Gıda enflasyonunun birçok nedeni vardır ve kuraklıkla ilişkisini şöyle ortaya koyabiliriz; örnek verirsek yanlış su yönetimi ve su kısıtı nedeniyle bu yıl buğday rekoltesinde 5’de bir oranında çok ciddi verim azalışı olacağını söyleyebiliriz. Üretimde yaşanacak azalışlar, arzın düşüşü nedeniyle fiyat artışlarına da neden olacaktır ve bu da gıda fiyatlarında enflasyona neden olur. Ama gıda enflasyonunun tek nedeni bu da değil. Plansız üretim, destekleme politikalarının yanlışlığı, destek verilmeyen üreticinin tarımı terk etmesi sonucu 36 milyon dönüm tarım toprağının ekilemiyor olması sonucu söz konusu gıda arzının düşmesine ve sonuçta fiyat artışlarına ve gıda enflasyonuna etki etmektedir. Girdi maliyetlerinin çok yüksek oluşu, piyasa denetimlerinin olmaması nedeniyle üretici zarar ederken, türetici de çok yüksek fiyattan ürün almak zorunda kalıyor. Gıda enflasyonunun nedenlerinden birisinin yine hatalı su yönetimi ve yanlış su politikaları ve plansızlık olduğunu söyleyebiliriz.

KURAKLIK ÖNELENEBİLİR

Kuraklık ve iklim değişiklikleri önlenebilir mi?

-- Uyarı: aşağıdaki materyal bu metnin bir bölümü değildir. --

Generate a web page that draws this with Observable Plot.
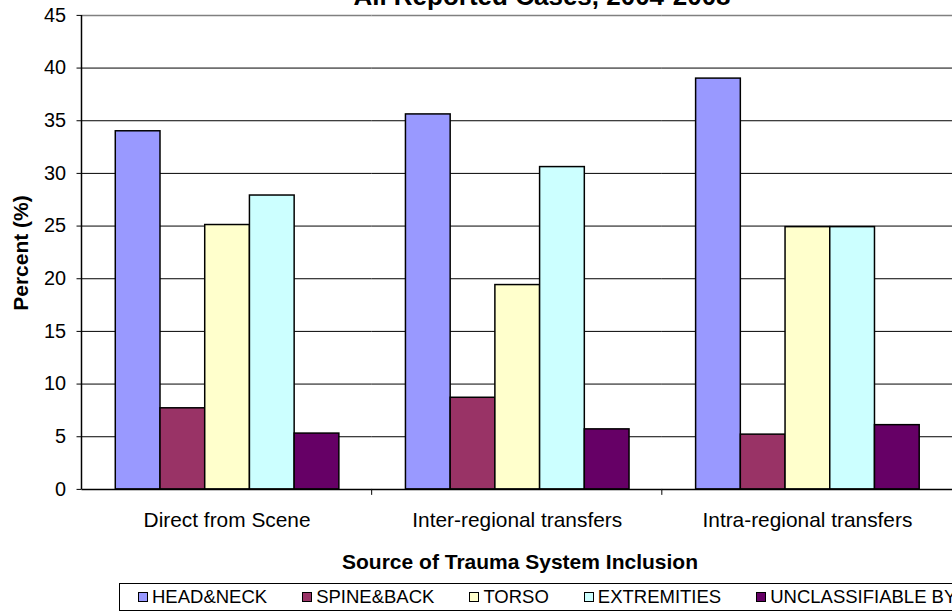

Tabi ki önlemek insanın elinde, iklim değişikliğini olumlu yönde dönüştürmek küsmen de olsa insanın elinde. Bugün küresel ısınmayla ilgili Paris, Kyoto Sözleşmeleri ülkelerin ekonomilerini etkilediği için yapılmıştır. Ülkelerin ekonomik kaygıları ekolojik kaygılarının önüne geçtiği için dünya küresel ısınmayı ve iklim değişikliğini maalesef bir türlü durduramıyor ve önleyemiyor. Gelişmiş ülkeler sanayisine ihtiyaç duyduğu enerjiyi üretebilmek için inanılmaz bir boyutta karbon emisyonunu artırmaktadırlar. Bunu önlemenin kendilerine getireceği ekonomik zararı gördükleri için karbon emisyonu düzenlemesine yanaşmıyorlar. Bu durum da önlenemeyen bir küresel iklim değişikliğine neden oluyor. Ülkeler, ekolojik kaygılarını ekonomik kaygılarına öncelerse iklim değişikliği ve kuraklık sorunu önlenebilir. Bizim iktidarımızda bütün sorunları akıl ve bilimin yol göstericiliğinde mutlaka çözeceğimizi bir kez daha ifade etmek istiyorum.